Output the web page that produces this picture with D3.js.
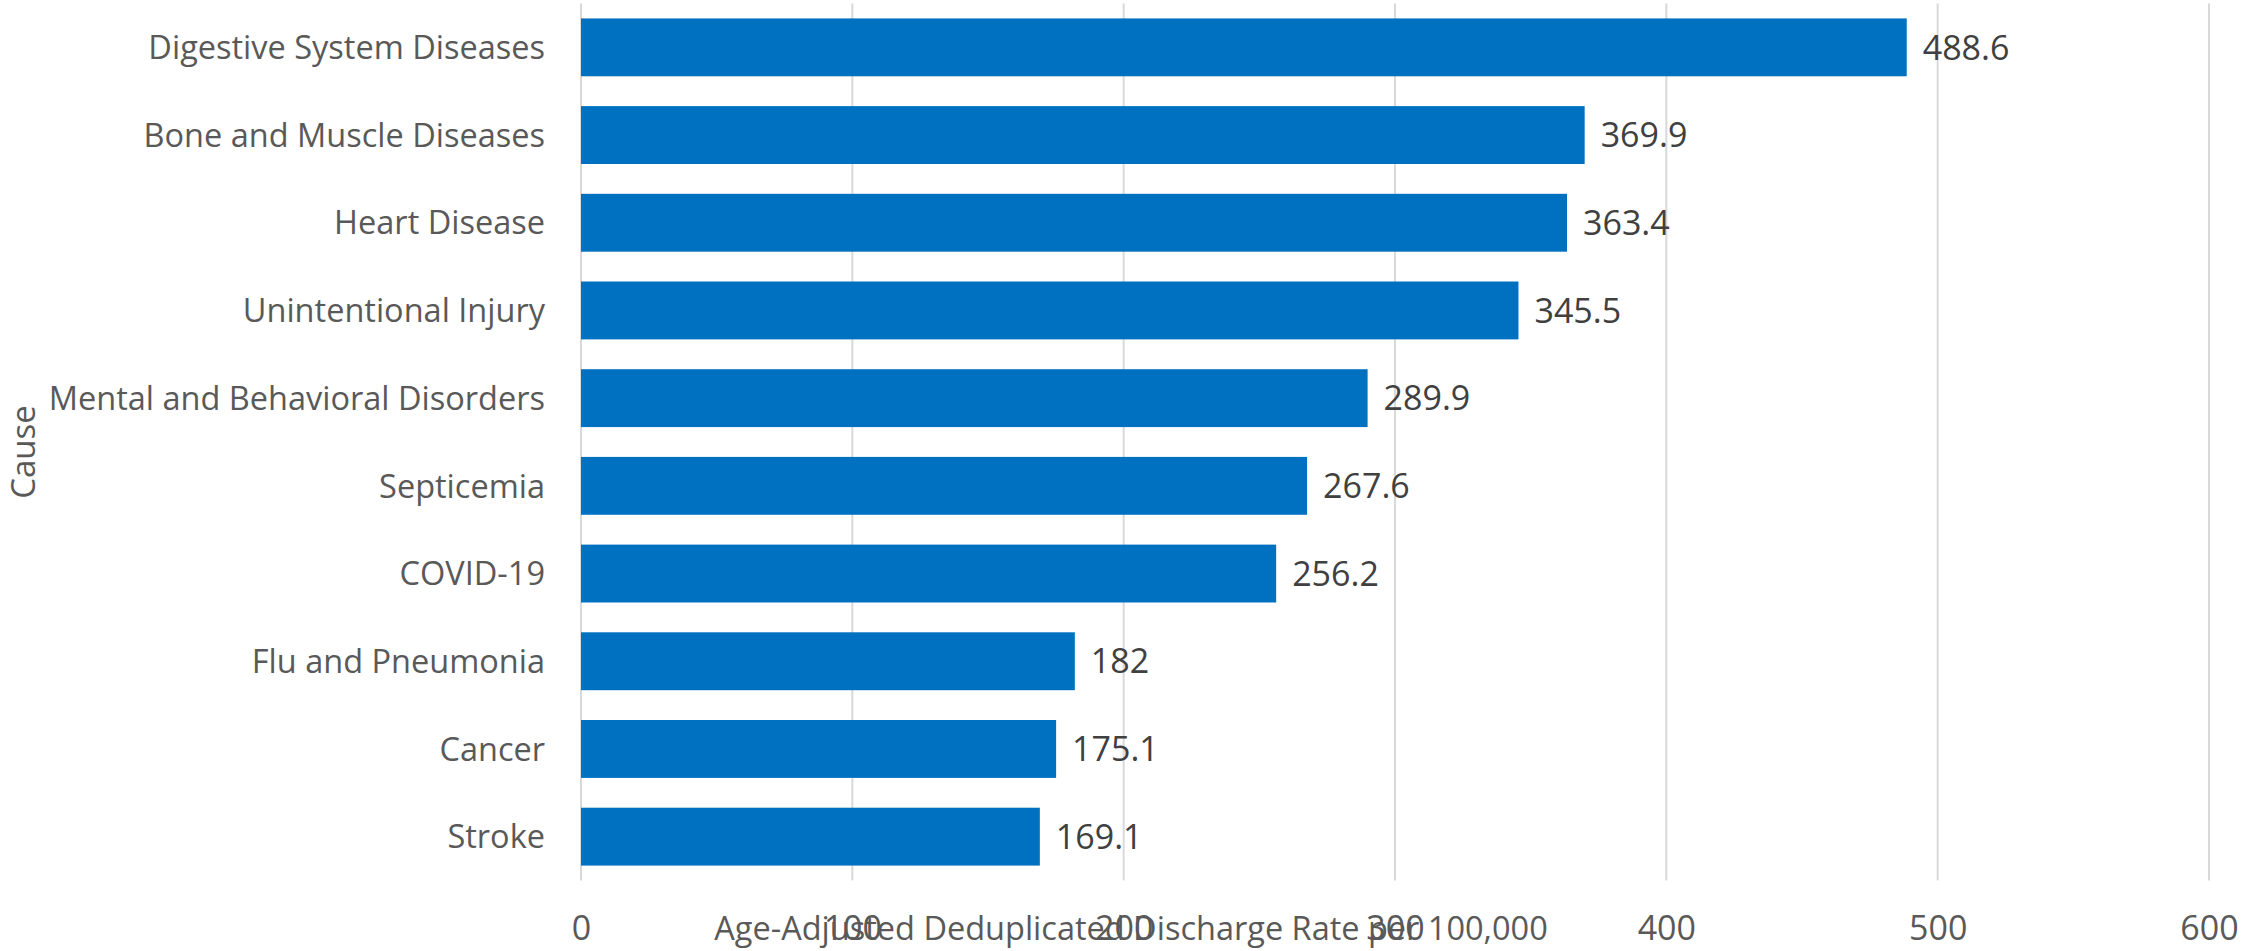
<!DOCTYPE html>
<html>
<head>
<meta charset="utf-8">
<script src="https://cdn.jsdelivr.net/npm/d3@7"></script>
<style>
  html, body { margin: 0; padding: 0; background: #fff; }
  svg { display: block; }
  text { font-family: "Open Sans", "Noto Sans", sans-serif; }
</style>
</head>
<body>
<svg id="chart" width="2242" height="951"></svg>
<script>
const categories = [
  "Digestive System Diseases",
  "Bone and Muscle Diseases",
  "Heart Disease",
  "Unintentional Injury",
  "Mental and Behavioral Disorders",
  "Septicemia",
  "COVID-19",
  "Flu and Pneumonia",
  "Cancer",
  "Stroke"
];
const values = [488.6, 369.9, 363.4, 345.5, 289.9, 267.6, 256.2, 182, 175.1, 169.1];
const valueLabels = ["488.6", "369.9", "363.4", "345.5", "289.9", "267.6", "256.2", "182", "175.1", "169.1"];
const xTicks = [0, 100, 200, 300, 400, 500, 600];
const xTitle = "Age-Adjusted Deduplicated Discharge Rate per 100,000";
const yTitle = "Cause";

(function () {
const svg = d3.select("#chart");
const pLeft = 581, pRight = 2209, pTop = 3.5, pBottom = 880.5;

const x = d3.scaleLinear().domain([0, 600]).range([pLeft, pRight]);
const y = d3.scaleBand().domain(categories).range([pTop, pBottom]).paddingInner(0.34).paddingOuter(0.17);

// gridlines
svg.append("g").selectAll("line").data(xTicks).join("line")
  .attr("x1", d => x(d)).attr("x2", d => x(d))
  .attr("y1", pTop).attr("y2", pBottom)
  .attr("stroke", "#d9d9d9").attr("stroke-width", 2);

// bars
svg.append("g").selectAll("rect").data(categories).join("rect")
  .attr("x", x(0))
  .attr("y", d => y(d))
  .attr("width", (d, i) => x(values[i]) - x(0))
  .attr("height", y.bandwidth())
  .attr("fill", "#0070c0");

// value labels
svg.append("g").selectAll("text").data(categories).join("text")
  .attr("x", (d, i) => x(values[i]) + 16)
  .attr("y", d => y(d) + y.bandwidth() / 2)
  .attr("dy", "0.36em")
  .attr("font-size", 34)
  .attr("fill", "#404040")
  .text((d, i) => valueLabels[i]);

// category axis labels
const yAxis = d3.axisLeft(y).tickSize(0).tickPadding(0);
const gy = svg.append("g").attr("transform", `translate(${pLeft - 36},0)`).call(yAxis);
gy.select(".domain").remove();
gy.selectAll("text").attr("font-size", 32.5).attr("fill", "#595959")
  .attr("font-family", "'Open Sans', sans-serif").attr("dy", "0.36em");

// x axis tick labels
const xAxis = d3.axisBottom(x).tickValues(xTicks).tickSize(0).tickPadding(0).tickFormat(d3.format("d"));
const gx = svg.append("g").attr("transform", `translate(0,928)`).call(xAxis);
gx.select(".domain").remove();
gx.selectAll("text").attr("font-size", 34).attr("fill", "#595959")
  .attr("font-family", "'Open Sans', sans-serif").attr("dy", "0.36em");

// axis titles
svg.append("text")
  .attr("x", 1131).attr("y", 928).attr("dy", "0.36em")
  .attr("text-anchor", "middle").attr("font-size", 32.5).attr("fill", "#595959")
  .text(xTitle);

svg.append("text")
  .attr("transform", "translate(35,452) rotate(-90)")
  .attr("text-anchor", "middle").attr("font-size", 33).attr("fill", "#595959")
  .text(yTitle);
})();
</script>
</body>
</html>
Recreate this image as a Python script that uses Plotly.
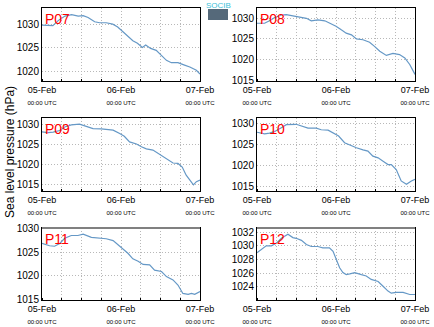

__________________________________________________

*Goal*: Restate each of the entries above word for word and skip every image.

*Solution for this problem*:
Output the web page that produces this picture with D3.js.
<!DOCTYPE html>
<html>
<head>
<meta charset="utf-8">
<script src="https://cdn.jsdelivr.net/npm/d3@7"></script>
<style>
  html, body { margin: 0; padding: 0; background: #fff; }
  svg { display: block; }
  text { font-family: "Open Sans", "Noto Sans", sans-serif; }
</style>
</head>
<body>
<svg id="chart" width="2242" height="951"></svg>
<script>
const categories = [
  "Digestive System Diseases",
  "Bone and Muscle Diseases",
  "Heart Disease",
  "Unintentional Injury",
  "Mental and Behavioral Disorders",
  "Septicemia",
  "COVID-19",
  "Flu and Pneumonia",
  "Cancer",
  "Stroke"
];
const values = [488.6, 369.9, 363.4, 345.5, 289.9, 267.6, 256.2, 182, 175.1, 169.1];
const valueLabels = ["488.6", "369.9", "363.4", "345.5", "289.9", "267.6", "256.2", "182", "175.1", "169.1"];
const xTicks = [0, 100, 200, 300, 400, 500, 600];
const xTitle = "Age-Adjusted Deduplicated Discharge Rate per 100,000";
const yTitle = "Cause";

(function () {
const svg = d3.select("#chart");
const pLeft = 581, pRight = 2209, pTop = 3.5, pBottom = 880.5;

const x = d3.scaleLinear().domain([0, 600]).range([pLeft, pRight]);
const y = d3.scaleBand().domain(categories).range([pTop, pBottom]).paddingInner(0.34).paddingOuter(0.17);

// gridlines
svg.append("g").selectAll("line").data(xTicks).join("line")
  .attr("x1", d => x(d)).attr("x2", d => x(d))
  .attr("y1", pTop).attr("y2", pBottom)
  .attr("stroke", "#d9d9d9").attr("stroke-width", 2);

// bars
svg.append("g").selectAll("rect").data(categories).join("rect")
  .attr("x", x(0))
  .attr("y", d => y(d))
  .attr("width", (d, i) => x(values[i]) - x(0))
  .attr("height", y.bandwidth())
  .attr("fill", "#0070c0");

// value labels
svg.append("g").selectAll("text").data(categories).join("text")
  .attr("x", (d, i) => x(values[i]) + 16)
  .attr("y", d => y(d) + y.bandwidth() / 2)
  .attr("dy", "0.36em")
  .attr("font-size", 34)
  .attr("fill", "#404040")
  .text((d, i) => valueLabels[i]);

// category axis labels
const yAxis = d3.axisLeft(y).tickSize(0).tickPadding(0);
const gy = svg.append("g").attr("transform", `translate(${pLeft - 36},0)`).call(yAxis);
gy.select(".domain").remove();
gy.selectAll("text").attr("font-size", 32.5).attr("fill", "#595959")
  .attr("font-family", "'Open Sans', sans-serif").attr("dy", "0.36em");

// x axis tick labels
const xAxis = d3.axisBottom(x).tickValues(xTicks).tickSize(0).tickPadding(0).tickFormat(d3.format("d"));
const gx = svg.append("g").attr("transform", `translate(0,928)`).call(xAxis);
gx.select(".domain").remove();
gx.selectAll("text").attr("font-size", 34).attr("fill", "#595959")
  .attr("font-family", "'Open Sans', sans-serif").attr("dy", "0.36em");

// axis titles
svg.append("text")
  .attr("x", 1131).attr("y", 928).attr("dy", "0.36em")
  .attr("text-anchor", "middle").attr("font-size", 32.5).attr("fill", "#595959")
  .text(xTitle);

svg.append("text")
  .attr("transform", "translate(35,452) rotate(-90)")
  .attr("text-anchor", "middle").attr("font-size", 33).attr("fill", "#595959")
  .text(yTitle);
})();
</script>
</body>
</html>
Recreate this image as a Python script that uses Plotly.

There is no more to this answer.